Entries shown:

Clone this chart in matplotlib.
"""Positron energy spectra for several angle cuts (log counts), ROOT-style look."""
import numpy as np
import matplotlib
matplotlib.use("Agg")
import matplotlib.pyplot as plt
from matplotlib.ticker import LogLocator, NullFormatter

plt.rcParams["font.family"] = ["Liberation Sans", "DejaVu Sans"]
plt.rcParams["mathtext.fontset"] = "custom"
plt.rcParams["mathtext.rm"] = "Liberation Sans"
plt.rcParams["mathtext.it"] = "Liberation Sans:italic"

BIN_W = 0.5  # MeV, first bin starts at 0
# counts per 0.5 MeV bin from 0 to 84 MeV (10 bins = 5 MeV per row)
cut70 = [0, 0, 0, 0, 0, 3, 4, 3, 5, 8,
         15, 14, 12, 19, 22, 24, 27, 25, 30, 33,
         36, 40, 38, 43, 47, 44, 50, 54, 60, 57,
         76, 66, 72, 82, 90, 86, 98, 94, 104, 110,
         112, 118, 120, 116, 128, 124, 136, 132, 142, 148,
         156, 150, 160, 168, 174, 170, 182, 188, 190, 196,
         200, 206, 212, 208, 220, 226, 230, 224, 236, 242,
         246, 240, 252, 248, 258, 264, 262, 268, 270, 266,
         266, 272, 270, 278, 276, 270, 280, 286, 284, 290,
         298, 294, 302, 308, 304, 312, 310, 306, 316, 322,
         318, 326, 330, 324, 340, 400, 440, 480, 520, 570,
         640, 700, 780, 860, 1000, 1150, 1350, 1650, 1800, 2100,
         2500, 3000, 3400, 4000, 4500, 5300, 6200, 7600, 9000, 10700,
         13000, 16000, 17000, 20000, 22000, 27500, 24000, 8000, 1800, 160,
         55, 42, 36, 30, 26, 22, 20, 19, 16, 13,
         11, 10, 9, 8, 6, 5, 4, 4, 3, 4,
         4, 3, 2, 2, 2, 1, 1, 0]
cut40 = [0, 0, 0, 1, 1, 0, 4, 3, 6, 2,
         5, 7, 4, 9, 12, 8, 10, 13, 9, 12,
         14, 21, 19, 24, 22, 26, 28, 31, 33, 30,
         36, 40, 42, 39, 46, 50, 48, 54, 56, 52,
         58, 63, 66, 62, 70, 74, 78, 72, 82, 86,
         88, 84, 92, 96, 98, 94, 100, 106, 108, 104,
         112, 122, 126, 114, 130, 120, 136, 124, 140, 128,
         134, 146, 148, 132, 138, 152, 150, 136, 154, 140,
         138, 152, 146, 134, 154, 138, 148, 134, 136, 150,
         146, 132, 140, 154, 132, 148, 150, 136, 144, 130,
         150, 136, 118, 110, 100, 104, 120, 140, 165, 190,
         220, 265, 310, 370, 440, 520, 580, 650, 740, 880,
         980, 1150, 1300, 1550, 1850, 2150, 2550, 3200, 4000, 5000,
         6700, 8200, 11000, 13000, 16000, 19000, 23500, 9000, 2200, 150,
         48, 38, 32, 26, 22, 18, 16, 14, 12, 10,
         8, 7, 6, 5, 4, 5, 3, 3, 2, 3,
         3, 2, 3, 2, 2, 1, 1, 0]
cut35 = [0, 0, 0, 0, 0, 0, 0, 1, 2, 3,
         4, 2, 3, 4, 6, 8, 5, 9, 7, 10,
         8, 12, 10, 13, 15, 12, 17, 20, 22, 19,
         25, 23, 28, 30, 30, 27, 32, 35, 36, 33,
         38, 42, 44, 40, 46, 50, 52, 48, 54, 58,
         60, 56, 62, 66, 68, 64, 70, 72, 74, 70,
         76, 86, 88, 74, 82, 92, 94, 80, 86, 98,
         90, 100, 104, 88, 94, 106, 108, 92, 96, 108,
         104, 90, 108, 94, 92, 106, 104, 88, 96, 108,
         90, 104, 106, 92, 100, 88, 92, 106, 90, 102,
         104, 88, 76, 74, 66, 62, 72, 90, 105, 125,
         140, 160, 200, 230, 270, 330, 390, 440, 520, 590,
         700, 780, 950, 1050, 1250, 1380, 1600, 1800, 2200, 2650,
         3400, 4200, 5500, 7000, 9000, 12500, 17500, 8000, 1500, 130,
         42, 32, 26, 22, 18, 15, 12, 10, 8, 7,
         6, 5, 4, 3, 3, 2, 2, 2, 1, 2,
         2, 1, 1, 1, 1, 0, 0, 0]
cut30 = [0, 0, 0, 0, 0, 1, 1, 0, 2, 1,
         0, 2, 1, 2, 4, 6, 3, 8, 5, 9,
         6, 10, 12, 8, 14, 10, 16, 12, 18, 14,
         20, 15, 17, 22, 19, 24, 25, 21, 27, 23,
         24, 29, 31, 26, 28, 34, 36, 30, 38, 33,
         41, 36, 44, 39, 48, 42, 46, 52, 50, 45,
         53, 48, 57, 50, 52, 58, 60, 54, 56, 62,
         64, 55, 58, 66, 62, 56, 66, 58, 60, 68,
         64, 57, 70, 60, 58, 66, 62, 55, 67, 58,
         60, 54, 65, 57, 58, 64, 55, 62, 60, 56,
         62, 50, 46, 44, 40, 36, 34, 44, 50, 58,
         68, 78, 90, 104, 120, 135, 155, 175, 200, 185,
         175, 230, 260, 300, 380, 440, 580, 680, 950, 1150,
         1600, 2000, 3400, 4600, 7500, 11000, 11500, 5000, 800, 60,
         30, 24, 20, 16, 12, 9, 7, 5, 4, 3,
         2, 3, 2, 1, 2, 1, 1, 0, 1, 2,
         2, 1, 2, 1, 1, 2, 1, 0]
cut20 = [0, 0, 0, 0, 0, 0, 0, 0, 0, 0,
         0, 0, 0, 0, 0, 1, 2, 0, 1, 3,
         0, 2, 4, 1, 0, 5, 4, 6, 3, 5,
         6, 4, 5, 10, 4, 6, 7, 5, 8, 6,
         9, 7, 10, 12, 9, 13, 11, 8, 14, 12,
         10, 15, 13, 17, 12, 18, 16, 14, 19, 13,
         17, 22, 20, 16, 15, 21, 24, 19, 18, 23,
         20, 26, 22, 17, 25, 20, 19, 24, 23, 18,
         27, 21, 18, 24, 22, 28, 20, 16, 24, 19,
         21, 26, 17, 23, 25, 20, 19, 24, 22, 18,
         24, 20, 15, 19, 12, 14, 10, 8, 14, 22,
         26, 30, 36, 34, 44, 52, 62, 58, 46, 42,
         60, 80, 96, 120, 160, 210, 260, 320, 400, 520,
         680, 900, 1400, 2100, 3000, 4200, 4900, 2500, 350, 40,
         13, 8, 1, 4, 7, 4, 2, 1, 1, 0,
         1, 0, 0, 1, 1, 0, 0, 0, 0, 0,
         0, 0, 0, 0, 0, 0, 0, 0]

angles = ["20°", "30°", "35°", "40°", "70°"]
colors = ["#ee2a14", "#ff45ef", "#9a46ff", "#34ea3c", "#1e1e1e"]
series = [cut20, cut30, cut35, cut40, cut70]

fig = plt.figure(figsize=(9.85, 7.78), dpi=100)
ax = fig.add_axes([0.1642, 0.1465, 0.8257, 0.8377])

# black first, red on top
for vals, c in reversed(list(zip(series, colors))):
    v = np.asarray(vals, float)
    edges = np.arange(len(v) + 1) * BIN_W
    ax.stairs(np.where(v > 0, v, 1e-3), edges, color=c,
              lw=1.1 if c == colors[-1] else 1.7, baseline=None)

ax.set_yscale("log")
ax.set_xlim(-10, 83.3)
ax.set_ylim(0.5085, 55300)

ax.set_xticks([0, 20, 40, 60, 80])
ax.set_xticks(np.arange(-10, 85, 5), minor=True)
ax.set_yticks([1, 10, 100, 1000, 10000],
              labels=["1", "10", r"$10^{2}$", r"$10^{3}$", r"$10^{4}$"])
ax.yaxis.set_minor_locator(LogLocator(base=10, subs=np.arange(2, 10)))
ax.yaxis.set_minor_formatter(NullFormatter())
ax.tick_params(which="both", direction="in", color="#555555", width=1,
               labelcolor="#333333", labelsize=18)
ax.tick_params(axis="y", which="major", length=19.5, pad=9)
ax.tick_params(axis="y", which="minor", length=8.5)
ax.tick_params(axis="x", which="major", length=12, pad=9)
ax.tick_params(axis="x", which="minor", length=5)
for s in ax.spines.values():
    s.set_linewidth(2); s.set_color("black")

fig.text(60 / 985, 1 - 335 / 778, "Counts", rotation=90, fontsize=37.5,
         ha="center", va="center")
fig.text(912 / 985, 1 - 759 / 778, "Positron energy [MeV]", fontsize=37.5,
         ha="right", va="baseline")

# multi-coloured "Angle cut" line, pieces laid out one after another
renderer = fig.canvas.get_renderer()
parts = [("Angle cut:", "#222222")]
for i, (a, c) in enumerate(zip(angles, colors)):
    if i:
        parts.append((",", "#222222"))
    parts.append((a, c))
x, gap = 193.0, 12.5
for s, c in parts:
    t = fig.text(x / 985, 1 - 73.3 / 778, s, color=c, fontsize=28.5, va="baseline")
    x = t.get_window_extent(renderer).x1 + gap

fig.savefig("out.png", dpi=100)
* * *
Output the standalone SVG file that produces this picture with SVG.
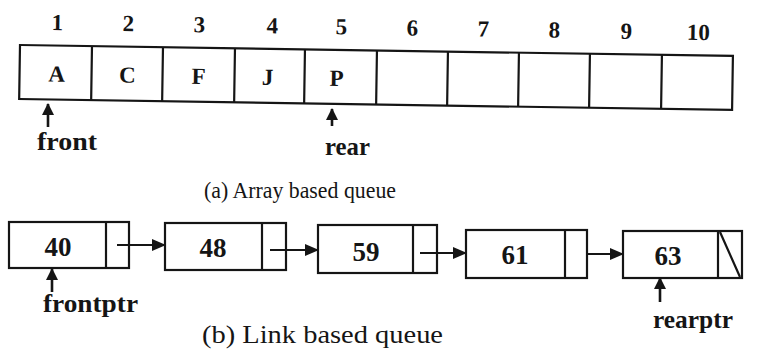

Job: Extract the lines of the preceding material that run from the line with "Clone this chart in matplotlib." through the line with "from matplotlib.ticker import", inclusive, reproducing them exactly and adding nothing.

Exercise output:
Clone this chart in matplotlib.
"""Positron energy spectra for several angle cuts (log counts), ROOT-style look."""
import numpy as np
import matplotlib
matplotlib.use("Agg")
import matplotlib.pyplot as plt
from matplotlib.ticker import LogLocator, NullFormatter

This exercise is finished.